- [Directions for this task]: Exactly as written, retype the listing below, omitting the pictures.

^^^^^^^^^^^^^^^^

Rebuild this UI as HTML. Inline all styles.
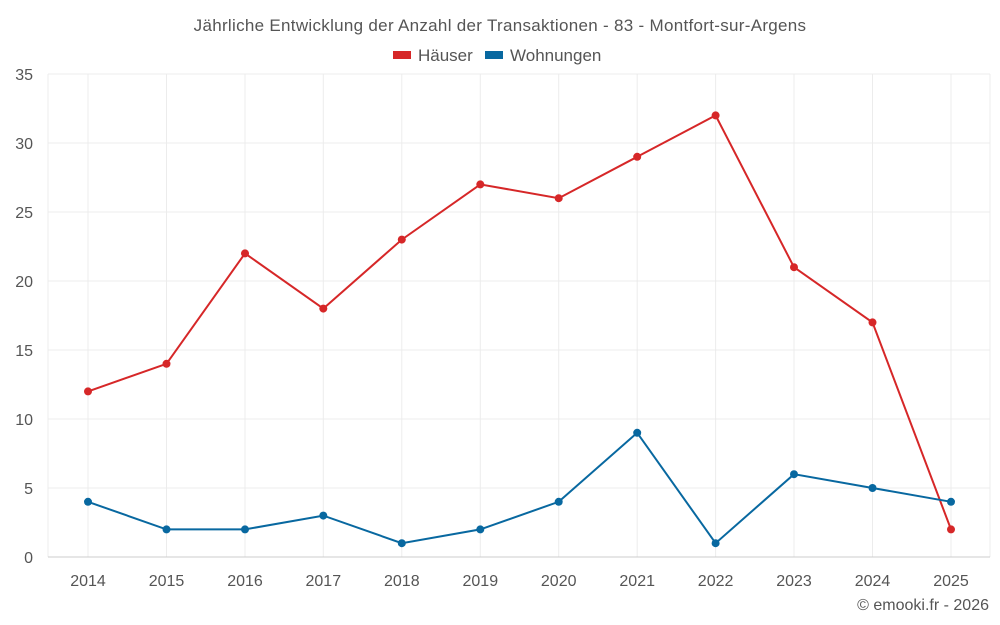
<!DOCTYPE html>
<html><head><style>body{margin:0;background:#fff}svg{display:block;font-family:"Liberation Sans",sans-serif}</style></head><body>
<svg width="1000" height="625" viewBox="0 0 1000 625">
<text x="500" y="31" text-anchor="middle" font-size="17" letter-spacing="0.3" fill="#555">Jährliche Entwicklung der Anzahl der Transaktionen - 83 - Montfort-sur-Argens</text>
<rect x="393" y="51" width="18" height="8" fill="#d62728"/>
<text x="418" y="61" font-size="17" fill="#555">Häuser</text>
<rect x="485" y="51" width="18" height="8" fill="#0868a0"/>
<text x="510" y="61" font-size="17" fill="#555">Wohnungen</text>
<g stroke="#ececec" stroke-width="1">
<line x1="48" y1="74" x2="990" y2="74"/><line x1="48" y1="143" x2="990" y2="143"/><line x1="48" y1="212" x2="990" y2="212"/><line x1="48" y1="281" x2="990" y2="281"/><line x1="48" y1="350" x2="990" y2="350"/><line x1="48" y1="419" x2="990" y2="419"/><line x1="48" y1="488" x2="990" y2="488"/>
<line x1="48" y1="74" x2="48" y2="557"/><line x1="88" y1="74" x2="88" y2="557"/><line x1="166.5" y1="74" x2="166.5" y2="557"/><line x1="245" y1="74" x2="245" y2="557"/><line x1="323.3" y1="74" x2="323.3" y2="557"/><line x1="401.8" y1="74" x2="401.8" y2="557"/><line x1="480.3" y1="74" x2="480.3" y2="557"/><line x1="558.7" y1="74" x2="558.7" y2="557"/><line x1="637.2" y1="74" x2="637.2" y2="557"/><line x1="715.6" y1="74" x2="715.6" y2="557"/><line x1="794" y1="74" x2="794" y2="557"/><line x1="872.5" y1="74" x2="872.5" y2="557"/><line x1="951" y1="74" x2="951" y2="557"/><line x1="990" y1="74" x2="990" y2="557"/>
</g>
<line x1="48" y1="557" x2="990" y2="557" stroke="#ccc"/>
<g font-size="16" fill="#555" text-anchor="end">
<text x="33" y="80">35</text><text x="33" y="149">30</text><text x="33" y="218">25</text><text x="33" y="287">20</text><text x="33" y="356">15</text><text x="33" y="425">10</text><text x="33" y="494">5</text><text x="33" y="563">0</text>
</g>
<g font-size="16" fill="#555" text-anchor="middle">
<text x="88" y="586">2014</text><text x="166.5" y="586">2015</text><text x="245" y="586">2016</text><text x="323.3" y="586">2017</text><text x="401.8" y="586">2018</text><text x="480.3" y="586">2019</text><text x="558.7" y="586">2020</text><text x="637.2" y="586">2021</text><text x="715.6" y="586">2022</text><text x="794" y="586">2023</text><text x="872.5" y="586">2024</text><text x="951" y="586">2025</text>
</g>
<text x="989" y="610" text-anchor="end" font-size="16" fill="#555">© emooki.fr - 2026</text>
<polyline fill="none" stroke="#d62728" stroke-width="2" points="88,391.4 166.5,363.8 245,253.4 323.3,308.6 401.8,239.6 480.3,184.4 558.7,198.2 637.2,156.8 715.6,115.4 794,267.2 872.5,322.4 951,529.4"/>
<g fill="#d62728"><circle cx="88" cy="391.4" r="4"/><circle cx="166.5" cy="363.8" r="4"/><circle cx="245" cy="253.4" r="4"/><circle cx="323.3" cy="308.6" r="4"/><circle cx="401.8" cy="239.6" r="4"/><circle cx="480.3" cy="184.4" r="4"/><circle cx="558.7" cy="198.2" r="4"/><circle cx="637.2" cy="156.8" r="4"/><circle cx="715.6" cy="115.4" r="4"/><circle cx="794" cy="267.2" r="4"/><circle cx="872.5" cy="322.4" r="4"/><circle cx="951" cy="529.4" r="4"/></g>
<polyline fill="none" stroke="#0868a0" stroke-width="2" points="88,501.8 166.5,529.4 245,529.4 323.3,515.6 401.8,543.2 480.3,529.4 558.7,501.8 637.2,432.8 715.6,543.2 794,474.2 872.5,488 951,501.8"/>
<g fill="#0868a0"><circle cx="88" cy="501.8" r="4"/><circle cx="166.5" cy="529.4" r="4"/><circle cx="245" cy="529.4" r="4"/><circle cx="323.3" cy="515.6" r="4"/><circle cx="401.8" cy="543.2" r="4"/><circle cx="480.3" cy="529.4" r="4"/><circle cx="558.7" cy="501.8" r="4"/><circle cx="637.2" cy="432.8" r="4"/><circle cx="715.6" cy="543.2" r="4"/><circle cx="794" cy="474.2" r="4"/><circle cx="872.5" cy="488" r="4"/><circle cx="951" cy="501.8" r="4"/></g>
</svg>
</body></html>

^^^^^^^^^^^^^^^^

- [Result of the task]:
Rebuild this UI as HTML. Inline all styles.
<!DOCTYPE html>
<html><head><style>body{margin:0;background:#fff}svg{display:block;font-family:"Liberation Sans",sans-serif}</style></head><body>
<svg width="1000" height="625" viewBox="0 0 1000 625">
<text x="500" y="31" text-anchor="middle" font-size="17" letter-spacing="0.3" fill="#555">Jährliche Entwicklung der Anzahl der Transaktionen - 83 - Montfort-sur-Argens</text>
<rect x="393" y="51" width="18" height="8" fill="#d62728"/>
<text x="418" y="61" font-size="17" fill="#555">Häuser</text>
<rect x="485" y="51" width="18" height="8" fill="#0868a0"/>
<text x="510" y="61" font-size="17" fill="#555">Wohnungen</text>
<g stroke="#ececec" stroke-width="1">
<line x1="48" y1="74" x2="990" y2="74"/><line x1="48" y1="143" x2="990" y2="143"/><line x1="48" y1="212" x2="990" y2="212"/><line x1="48" y1="281" x2="990" y2="281"/><line x1="48" y1="350" x2="990" y2="350"/><line x1="48" y1="419" x2="990" y2="419"/><line x1="48" y1="488" x2="990" y2="488"/>
<line x1="48" y1="74" x2="48" y2="557"/><line x1="88" y1="74" x2="88" y2="557"/><line x1="166.5" y1="74" x2="166.5" y2="557"/><line x1="245" y1="74" x2="245" y2="557"/><line x1="323.3" y1="74" x2="323.3" y2="557"/><line x1="401.8" y1="74" x2="401.8" y2="557"/><line x1="480.3" y1="74" x2="480.3" y2="557"/><line x1="558.7" y1="74" x2="558.7" y2="557"/><line x1="637.2" y1="74" x2="637.2" y2="557"/><line x1="715.6" y1="74" x2="715.6" y2="557"/><line x1="794" y1="74" x2="794" y2="557"/><line x1="872.5" y1="74" x2="872.5" y2="557"/><line x1="951" y1="74" x2="951" y2="557"/><line x1="990" y1="74" x2="990" y2="557"/>
</g>
<line x1="48" y1="557" x2="990" y2="557" stroke="#ccc"/>
<g font-size="16" fill="#555" text-anchor="end">
<text x="33" y="80">35</text><text x="33" y="149">30</text><text x="33" y="218">25</text><text x="33" y="287">20</text><text x="33" y="356">15</text><text x="33" y="425">10</text><text x="33" y="494">5</text><text x="33" y="563">0</text>
</g>
<g font-size="16" fill="#555" text-anchor="middle">
<text x="88" y="586">2014</text><text x="166.5" y="586">2015</text><text x="245" y="586">2016</text><text x="323.3" y="586">2017</text><text x="401.8" y="586">2018</text><text x="480.3" y="586">2019</text><text x="558.7" y="586">2020</text><text x="637.2" y="586">2021</text><text x="715.6" y="586">2022</text><text x="794" y="586">2023</text><text x="872.5" y="586">2024</text><text x="951" y="586">2025</text>
</g>
<text x="989" y="610" text-anchor="end" font-size="16" fill="#555">© emooki.fr - 2026</text>
<polyline fill="none" stroke="#d62728" stroke-width="2" points="88,391.4 166.5,363.8 245,253.4 323.3,308.6 401.8,239.6 480.3,184.4 558.7,198.2 637.2,156.8 715.6,115.4 794,267.2 872.5,322.4 951,529.4"/>
<g fill="#d62728"><circle cx="88" cy="391.4" r="4"/><circle cx="166.5" cy="363.8" r="4"/><circle cx="245" cy="253.4" r="4"/><circle cx="323.3" cy="308.6" r="4"/><circle cx="401.8" cy="239.6" r="4"/><circle cx="480.3" cy="184.4" r="4"/><circle cx="558.7" cy="198.2" r="4"/><circle cx="637.2" cy="156.8" r="4"/><circle cx="715.6" cy="115.4" r="4"/><circle cx="794" cy="267.2" r="4"/><circle cx="872.5" cy="322.4" r="4"/><circle cx="951" cy="529.4" r="4"/></g>
<polyline fill="none" stroke="#0868a0" stroke-width="2" points="88,501.8 166.5,529.4 245,529.4 323.3,515.6 401.8,543.2 480.3,529.4 558.7,501.8 637.2,432.8 715.6,543.2 794,474.2 872.5,488 951,501.8"/>
<g fill="#0868a0"><circle cx="88" cy="501.8" r="4"/><circle cx="166.5" cy="529.4" r="4"/><circle cx="245" cy="529.4" r="4"/><circle cx="323.3" cy="515.6" r="4"/><circle cx="401.8" cy="543.2" r="4"/><circle cx="480.3" cy="529.4" r="4"/><circle cx="558.7" cy="501.8" r="4"/><circle cx="637.2" cy="432.8" r="4"/><circle cx="715.6" cy="543.2" r="4"/><circle cx="794" cy="474.2" r="4"/><circle cx="872.5" cy="488" r="4"/><circle cx="951" cy="501.8" r="4"/></g>
</svg>
</body></html>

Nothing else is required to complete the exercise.